三个人在讨论中回到了学园,这时小雨淅沥沥地下起来。雅典的五月开始进入冬季,雨水也比之前多了许多。亚里士多德回到住处,擦了擦淋湿的头发。此时距那次震动城邦的事件已经过去一个多月了,他们的学习也再次步入正轨。伊索克拉底的课程也更加复杂了起来,但亚里士多德却从中获得了更多的乐趣。

“语句的基本要素就是主词和谓词。”亚里士多德回忆着上课的内容,“主词是被陈述的对象,它应该是一个存在者。所以,如果用存在(eai)的一个名词形式来表述的话,就是实体(ia)。”

“性质、数量、关系、位置、时间、状态、所有、动作、承受。”亚里士多德在莎草纸上写着,“这些谓词都可以去陈述某个东西,而且它们自己不能单独存在,一定要在它们陈述的那个东西里才能存在。”

“这样,我就把主词和谓词分成了十个‘类’。还有其他的‘类’没有被涵盖吗?”他思考了一下,“暂时好像没有了。”

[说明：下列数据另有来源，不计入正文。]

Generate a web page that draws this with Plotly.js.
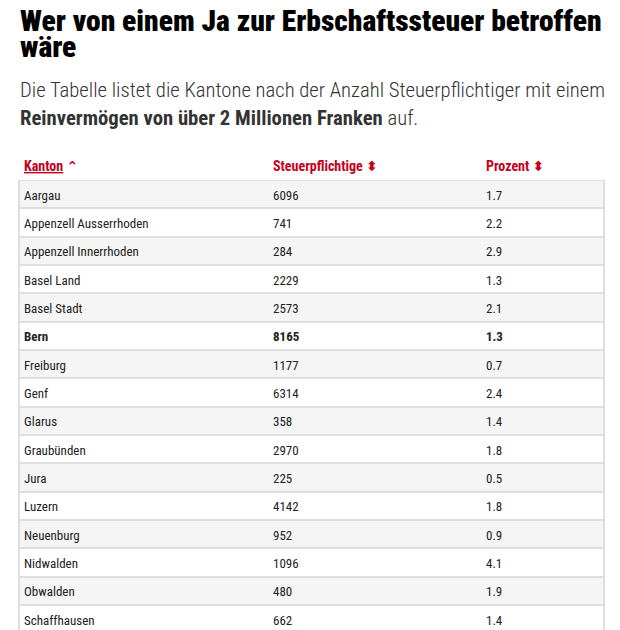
<!DOCTYPE html>
<html>
<head>
<meta charset="utf-8">
<script src="https://cdn.plot.ly/plotly-3.0.1.min.js"></script>
<style>
html,body{margin:0;padding:0;overflow:hidden;background:#fff;}
#chart{width:620px;height:650px;}
</style>
</head>
<body>
<div id="chart"></div>
<script>
var kantone = ["Aargau","Appenzell Ausserrhoden","Appenzell Innerrhoden","Basel Land","Basel Stadt","Bern","Freiburg","Genf","Glarus","Graubünden","Jura","Luzern","Neuenburg","Nidwalden","Obwalden","Schaffhausen"];
var steuerpflichtige = [6096,741,284,2229,2573,8165,1177,6314,358,2970,225,4142,952,1096,480,662];
var prozent = [1.7,2.2,2.9,1.3,2.1,1.3,0.7,2.4,1.4,1.8,0.5,1.8,0.9,4.1,1.9,1.4];
var headers = ["Kanton","Steuerpflichtige","Prozent"];
var highlight = "Bern";

var W = 620, H = 650;
function fy(px){ return 1 - px / H; }
function fx(px){ return px / W; }

var FONT = "Roboto Condensed, DejaVu Sans, sans-serif";
var RED = "#c4001a";
var NBSP = "\u00a0";

var col1 = kantone.slice();
var col2 = steuerpflichtige.map(String);
var col3 = prozent.map(function(v){ return v.toFixed(1); });
var rowWeight = kantone.map(function(k){ return k === highlight ? 700 : 400; });

var rowFill = kantone.map(function(k,i){ return i % 2 === 0 ? "#f5f5f5" : "#ffffff"; });
var emptyCol = kantone.map(function(){ return ""; });

var ROWH = 28.33, HEADH = 30;

var backing = {
  type: "table",
  domain: {x: [fx(19), fx(604)], y: [0, fy(150)]},
  columnwidth: [1],
  header: {values: [""], height: HEADH, fill: {color: "#ffffff"}, line: {color: "#ffffff", width: 0}},
  cells: {values: [emptyCol], height: ROWH, fill: {color: [rowFill]}, line: {color: "#dedede", width: 2}},
  hoverinfo: "skip"
};

var sortIcon = "<b>⬍</b>";
var main = {
  type: "table",
  domain: {x: [fx(16), fx(604)], y: [0, fy(150)]},
  columnwidth: [249, 213, 126],
  header: {
    values: [["<u><b>" + headers[0] + "</b></u>" + NBSP + "<b>⌃</b>"],
             ["<b>" + headers[1] + "</b>" + NBSP + sortIcon],
             ["<b>" + headers[2] + "</b>" + NBSP + sortIcon]],
    height: HEADH,
    align: "left",
    fill: {color: "rgba(0,0,0,0)"},
    line: {color: "rgba(0,0,0,0)", width: 0},
    font: {family: FONT, size: 14, color: RED}
  },
  cells: {
    values: [col1, col2, col3],
    height: ROWH,
    align: "left",
    fill: {color: "rgba(0,0,0,0)"},
    line: {color: "rgba(0,0,0,0)", width: 0},
    font: {family: FONT, size: 13, color: "#222222", weight: [rowWeight, rowWeight, rowWeight]}
  }
};

var layout = {
  width: W, height: H,
  margin: {l: 0, r: 0, t: 0, b: 0},
  paper_bgcolor: "#ffffff",
  showlegend: false,
  annotations: [
    {text: "Wer von einem Ja zur Erbschaftssteuer betroffen", xref: "paper", yref: "paper", x: fx(18), y: fy(21), xanchor: "left", yanchor: "middle", showarrow: false, font: {family: FONT, size: 29.5, weight: 900, color: "#000000"}},
    {text: "wäre", xref: "paper", yref: "paper", x: fx(18), y: fy(47), xanchor: "left", yanchor: "middle", showarrow: false, font: {family: FONT, size: 29.5, weight: 900, color: "#000000"}},
    {text: "Die Tabelle listet die Kantone nach der Anzahl Steuerpflichtiger mit einem", xref: "paper", yref: "paper", x: fx(18), y: fy(90), xanchor: "left", yanchor: "middle", showarrow: false, font: {family: FONT, size: 20.7, weight: 300, color: "#333333"}},
    {text: "<span style='font-weight:700'>Reinvermögen von über 2 Millionen Franken</span> auf.", xref: "paper", yref: "paper", x: fx(18), y: fy(118), xanchor: "left", yanchor: "middle", showarrow: false, font: {family: FONT, size: 20.7, weight: 300, color: "#333333"}}
  ]
};

Plotly.newPlot("chart", [backing, main], layout, {displayModeBar: false, staticPlot: true});
</script>
</body>
</html>
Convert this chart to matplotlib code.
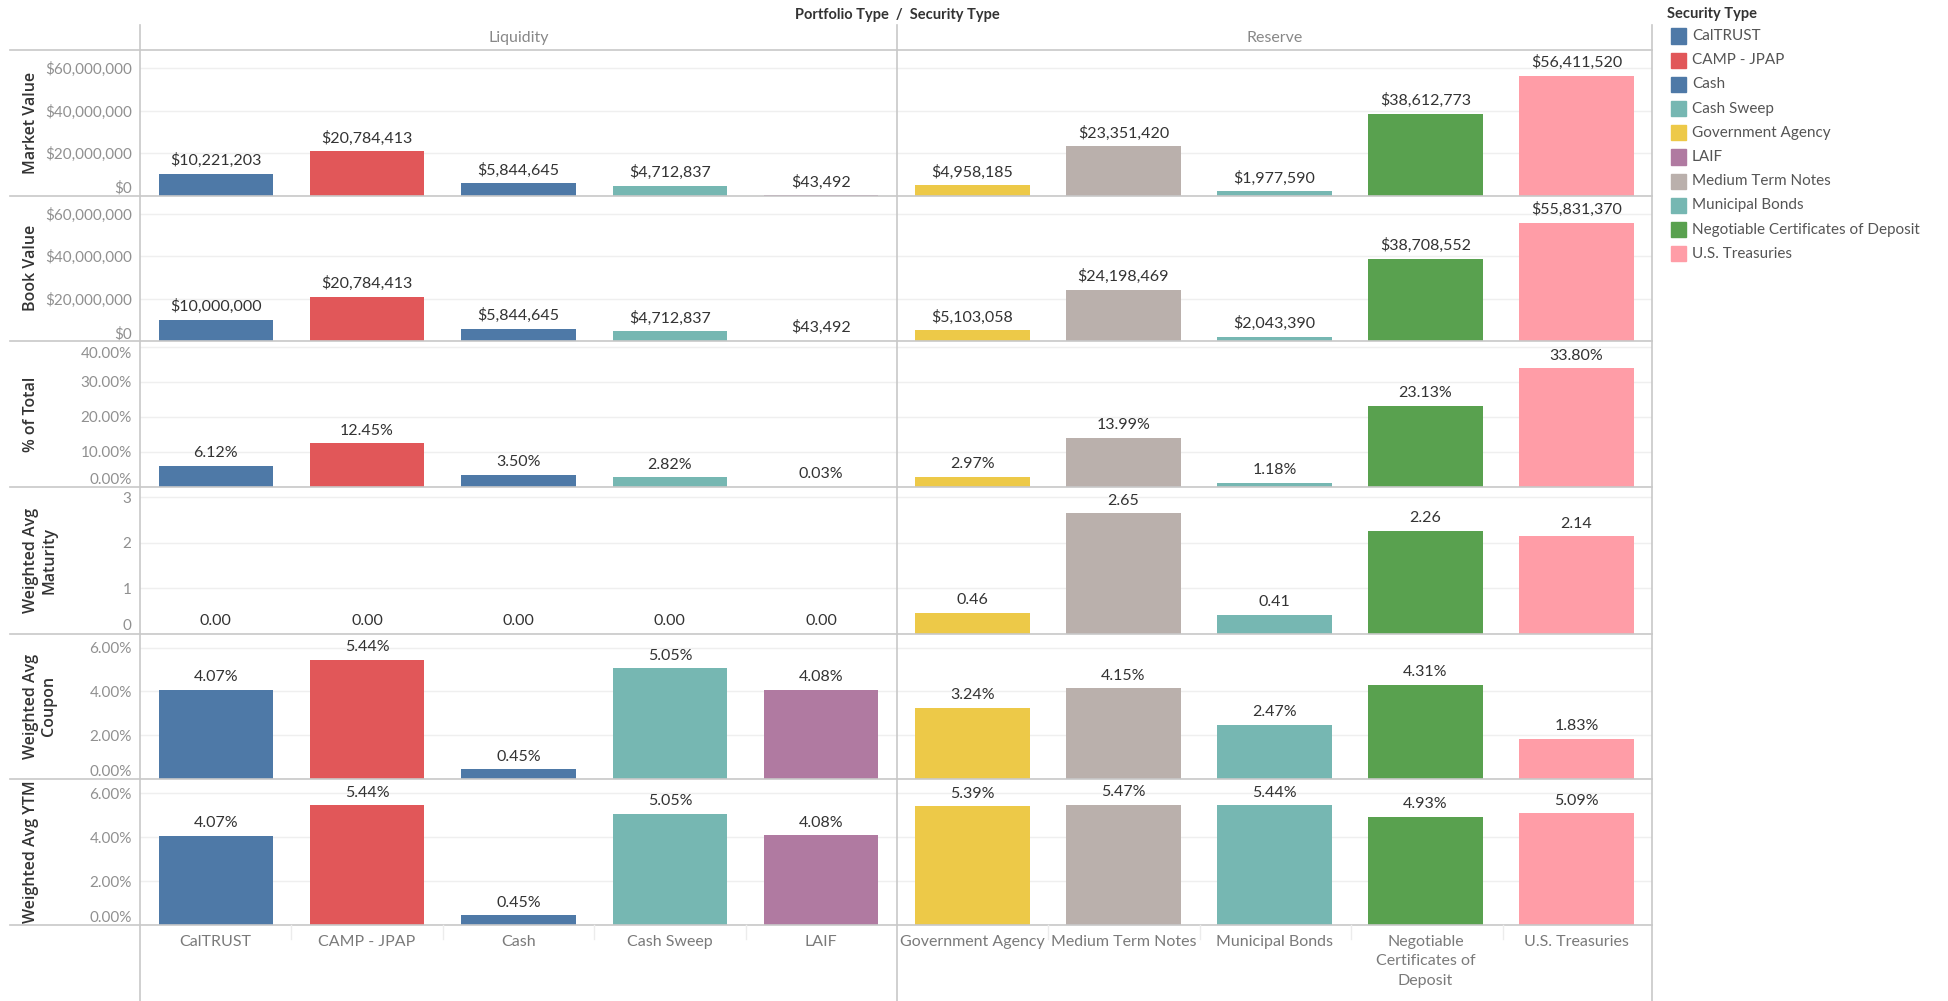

“呼——”他长出了一口气,“语法的知识和自然的知识真是不同啊,自然研究中的分类千差万别,不同的物种一不小心就会分错类别。”他回想着父亲教给他的有关生物与医学的知识,“比如动物可以分为两足和四足,又可以分成有鳞和无鳞,又可以分成硬足和软足,真是复杂啊。”

“而语法中的分类首先要分清主词和谓词,也就是实体和对它的谓述。”亚里士多德看着写在纸上的词语,“而十个类别,就可以划分我们语言中经常使用的所有简单词。”

“这种划分是对事物最广泛的划分,我应该给它取个名字。”亚里士多德想了想,写道,“范畴(ategria)。”

……

第二天的傍晚很快到了,小雨断断续续地下了一天,天气也显得十分阴冷。亚里士多德在自己的长袍外面套上了一件皮袍子,用来阻挡初冬的寒意。

“嘿!你穿着皮袍的样子像个铁匠!”赫米阿斯打趣道。

“铁匠还会袒露出半个胸膛呢!”亚里士多德对市集上的铁匠铺并不陌生,“我还得去伊索克拉底家。”

“好吧,祝你学到一些知识。”赫米阿斯眨了眨眼睛,“我可不愿意在这种天气下出门。”

亚里士多德走出学园的大理石门廊,沿着街巷走着,他本不想带着灯笼,因为油脂蜡烛实在太贵了。但阿里斯塔告诉他冬季的街道很滑,不少人因为摔在路旁而跌断了腿。他觉得阿里斯塔的话有些危言耸听,但还是架不住赫米阿斯,强行塞给他一盏灯笼。

对他来说,市集旁边伊索克拉底的家已经轻车熟路了,不过晚上过来还是第一次。他看到大门前面站了一些人,有些是头发稀疏的老者,有些是年轻人。

亚里士多德走过去,看到了狄摩西尼在和一个身材瘦小的年轻人说着什么,他们见到亚里士多德走过来,就停下了交谈。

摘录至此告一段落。